Given problem =
Pictures stay out. Extract the lines below from the first one through the line with "plt.rcParams['font.family'] = ['Liberation", both included.
Recorded data start
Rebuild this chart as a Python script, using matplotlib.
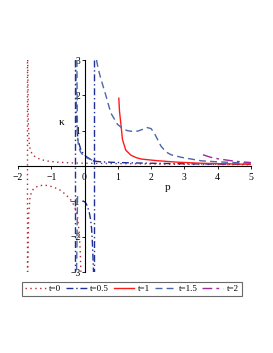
import matplotlib
matplotlib.use('Agg')
import matplotlib.pyplot as plt

# t=0 (dotted): asymptote line, upper branch, lower branch
t0_vert_x = [-1.72, -1.72]
t0_vert_y = [-3.0, 3.0]
t0_up_x = [-1.71, -1.69, -1.66, -1.62, -1.55, -1.45, -1.3, -1.1, -0.8, -0.4, 0.0, 1.0, 2.0, 3.0, 4.0, 5.0]
t0_up_y = [3.0, 1.2, 0.6, 0.42, 0.31, 0.24, 0.18, 0.14, 0.11, 0.09, 0.08, 0.07, 0.06, 0.05, 0.045, 0.04]
t0_lo_x = [-1.71, -1.68, -1.64, -1.58, -1.5, -1.38, -1.24, -1.1, -0.92, -0.75, -0.57, -0.42, -0.3, -0.21, -0.16, -0.13, -0.11]
t0_lo_y = [-3.0, -1.4, -0.88, -0.7, -0.61, -0.56, -0.54, -0.55, -0.6, -0.67, -0.8, -0.95, -1.13, -1.45, -1.9, -2.4, -3.0]

# t=0.5 (dash-dot)
t05_vl_x = [-0.28, -0.28]
t05_vl_y = [3.0, -3.0]
t05_vr_x = [0.29, 0.29]
t05_vr_y = [3.0, -3.0]
t05_mid_x = [-0.27, -0.25, -0.2, -0.1, 0.05, 0.2, 0.29]
t05_mid_y = [3.0, 1.4, 0.75, 0.42, 0.27, 0.18, 0.14]
t05_right_x = [0.29, 0.5, 1.0, 1.5, 2.0, 3.0, 4.0, 5.0]
t05_right_y = [0.14, 0.12, 0.1, 0.09, 0.08, 0.065, 0.055, 0.05]
t05_lo_x = [-0.06, 0.02, 0.08, 0.14, 0.18, 0.21, 0.23, 0.25, 0.27]
t05_lo_y = [-0.98, -1.02, -1.12, -1.3, -1.5, -1.75, -2.05, -2.5, -3.0]

# t=1 (solid)
t1_x = [1.03, 1.05, 1.09, 1.14, 1.24, 1.39, 1.55, 1.7, 1.9, 2.1, 2.5, 2.8, 3.5, 4.0, 4.5, 5.0]
t1_y = [1.92, 1.55, 1.21, 0.75, 0.45, 0.31, 0.24, 0.2, 0.18, 0.16, 0.13, 0.11, 0.08, 0.07, 0.06, 0.05]

# t=1.5 (dashed)
t15_left_x = [-0.23, -0.22, -0.21, -0.18, -0.12, -0.04, 0.05, 0.2, 0.35]
t15_left_y = [3.0, 1.6, 0.85, 0.55, 0.4, 0.3, 0.24, 0.18, 0.15]
t15_lo_x = [-0.21, -0.22, -0.23, -0.24]
t15_lo_y = [-0.85, -1.5, -2.3, -3.0]
t15_up_x = [0.36, 0.4, 0.48, 0.64, 0.79, 0.99, 1.15, 1.29, 1.45, 1.6, 1.75, 1.88, 2.0, 2.1, 2.2, 2.3, 2.45, 2.6, 2.9, 3.2, 3.5, 4.0, 4.5, 5.0]
t15_up_y = [3.0, 2.8, 2.5, 2.0, 1.5, 1.18, 1.06, 1.0, 0.98, 0.99, 1.04, 1.09, 1.06, 0.93, 0.74, 0.56, 0.4, 0.32, 0.25, 0.2, 0.15, 0.12, 0.1, 0.08]

# t=2 (long dash)
t2_x = [3.56, 3.75, 3.92, 4.2, 4.42, 4.7, 5.0]
t2_y = [0.32, 0.26, 0.22, 0.18, 0.15, 0.12, 0.1]

plt.rcParams['font.family'] = ['Liberation Serif', 'DejaVu Serif']

fig = plt.figure(figsize=(2.73, 3.53), dpi=100)
ax = fig.add_axes([0.066, 0.229, 0.853, 0.601])

c0 = '#b02a3a'
c05 = '#1f2f9a'
c1 = '#ff1a1a'
c15 = '#4a68a6'
c2 = '#9a2a9e'
lw = 1.0

dot = (0, (1, 2.5))
dashdot = (0, (5, 2, 1, 2))
dash = (0, (5, 3))
longdash = (0, (7, 3, 2, 3))

ax.plot(t0_vert_x, t0_vert_y, color=c0, lw=lw, ls=dot, label='t=0')
ax.plot(t0_up_x, t0_up_y, color=c0, lw=lw, ls=dot)
ax.plot(t0_lo_x, t0_lo_y, color=c0, lw=lw, ls=dot)

ax.plot(t05_vl_x, t05_vl_y, color=c05, lw=lw, ls=dashdot, label='t=0.5')
ax.plot(t05_vr_x, t05_vr_y, color=c05, lw=lw, ls=dashdot)
ax.plot(t05_mid_x, t05_mid_y, color=c05, lw=lw, ls=dashdot)
ax.plot(t05_right_x, t05_right_y, color=c05, lw=lw, ls=dashdot)
ax.plot(t05_lo_x, t05_lo_y, color=c05, lw=lw, ls=dashdot)

ax.plot(t1_x, t1_y, color=c1, lw=lw, ls='-', label='t=1')

ax.plot(t15_up_x, t15_up_y, color=c15, lw=lw, ls=dash, label='t=1.5')
ax.plot(t15_left_x, t15_left_y, color=c15, lw=lw, ls=dash)
ax.plot(t15_lo_x, t15_lo_y, color=c15, lw=lw, ls=dash)

ax.plot(t2_x, t2_y, color=c2, lw=lw, ls=longdash, label='t=2')

ax.set_xlim(-2, 5)
ax.set_ylim(-3, 3)
ax.spines['left'].set_position('zero')
ax.spines['bottom'].set_position('zero')
ax.spines['top'].set_visible(False)
ax.spines['right'].set_visible(False)
for s in ('left', 'bottom'):
    ax.spines[s].set_linewidth(0.8)

ax.set_xticks([-2, -1, 0, 1, 2, 3, 4, 5])
ax.set_xticklabels(['\u22122', '\u22121', '0', '1', '2', '3', '4', '5'])
ax.set_yticks([-3, -2, -1, 1, 2, 3])
ax.set_yticklabels(['\u22123', '\u22122', '\u22121', '1', '2', '3'])
ax.tick_params(axis='x', labelsize=7, length=2, width=0.6, pad=3, direction='out')
ax.tick_params(axis='y', labelsize=7, length=2, width=0.6, pad=1, direction='out')

ax.text(2.5, -0.6, 'p', fontsize=8, ha='center', va='center')
ax.text(-0.68, 1.22, '\u03ba', fontsize=8, ha='center', va='center')

ax.patch.set_visible(False)

leg = fig.legend(loc='center', bbox_to_anchor=(0.483, 0.181), ncol=5, fontsize=6.5,
                 frameon=True, fancybox=False, handlelength=2.3, handletextpad=0.4,
                 columnspacing=0.5, borderpad=0.3, borderaxespad=0)
leg.get_frame().set_edgecolor('#444444')
leg.get_frame().set_linewidth(0.8)

fig.savefig('out.png', dpi=100)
Recorded data end
Response =
Rebuild this chart as a Python script, using matplotlib.
import matplotlib
matplotlib.use('Agg')
import matplotlib.pyplot as plt

# t=0 (dotted): asymptote line, upper branch, lower branch
t0_vert_x = [-1.72, -1.72]
t0_vert_y = [-3.0, 3.0]
t0_up_x = [-1.71, -1.69, -1.66, -1.62, -1.55, -1.45, -1.3, -1.1, -0.8, -0.4, 0.0, 1.0, 2.0, 3.0, 4.0, 5.0]
t0_up_y = [3.0, 1.2, 0.6, 0.42, 0.31, 0.24, 0.18, 0.14, 0.11, 0.09, 0.08, 0.07, 0.06, 0.05, 0.045, 0.04]
t0_lo_x = [-1.71, -1.68, -1.64, -1.58, -1.5, -1.38, -1.24, -1.1, -0.92, -0.75, -0.57, -0.42, -0.3, -0.21, -0.16, -0.13, -0.11]
t0_lo_y = [-3.0, -1.4, -0.88, -0.7, -0.61, -0.56, -0.54, -0.55, -0.6, -0.67, -0.8, -0.95, -1.13, -1.45, -1.9, -2.4, -3.0]

# t=0.5 (dash-dot)
t05_vl_x = [-0.28, -0.28]
t05_vl_y = [3.0, -3.0]
t05_vr_x = [0.29, 0.29]
t05_vr_y = [3.0, -3.0]
t05_mid_x = [-0.27, -0.25, -0.2, -0.1, 0.05, 0.2, 0.29]
t05_mid_y = [3.0, 1.4, 0.75, 0.42, 0.27, 0.18, 0.14]
t05_right_x = [0.29, 0.5, 1.0, 1.5, 2.0, 3.0, 4.0, 5.0]
t05_right_y = [0.14, 0.12, 0.1, 0.09, 0.08, 0.065, 0.055, 0.05]
t05_lo_x = [-0.06, 0.02, 0.08, 0.14, 0.18, 0.21, 0.23, 0.25, 0.27]
t05_lo_y = [-0.98, -1.02, -1.12, -1.3, -1.5, -1.75, -2.05, -2.5, -3.0]

# t=1 (solid)
t1_x = [1.03, 1.05, 1.09, 1.14, 1.24, 1.39, 1.55, 1.7, 1.9, 2.1, 2.5, 2.8, 3.5, 4.0, 4.5, 5.0]
t1_y = [1.92, 1.55, 1.21, 0.75, 0.45, 0.31, 0.24, 0.2, 0.18, 0.16, 0.13, 0.11, 0.08, 0.07, 0.06, 0.05]

# t=1.5 (dashed)
t15_left_x = [-0.23, -0.22, -0.21, -0.18, -0.12, -0.04, 0.05, 0.2, 0.35]
t15_left_y = [3.0, 1.6, 0.85, 0.55, 0.4, 0.3, 0.24, 0.18, 0.15]
t15_lo_x = [-0.21, -0.22, -0.23, -0.24]
t15_lo_y = [-0.85, -1.5, -2.3, -3.0]
t15_up_x = [0.36, 0.4, 0.48, 0.64, 0.79, 0.99, 1.15, 1.29, 1.45, 1.6, 1.75, 1.88, 2.0, 2.1, 2.2, 2.3, 2.45, 2.6, 2.9, 3.2, 3.5, 4.0, 4.5, 5.0]
t15_up_y = [3.0, 2.8, 2.5, 2.0, 1.5, 1.18, 1.06, 1.0, 0.98, 0.99, 1.04, 1.09, 1.06, 0.93, 0.74, 0.56, 0.4, 0.32, 0.25, 0.2, 0.15, 0.12, 0.1, 0.08]

# t=2 (long dash)
t2_x = [3.56, 3.75, 3.92, 4.2, 4.42, 4.7, 5.0]
t2_y = [0.32, 0.26, 0.22, 0.18, 0.15, 0.12, 0.1]

plt.rcParams['font.family'] = ['Liberation Serif', 'DejaVu Serif']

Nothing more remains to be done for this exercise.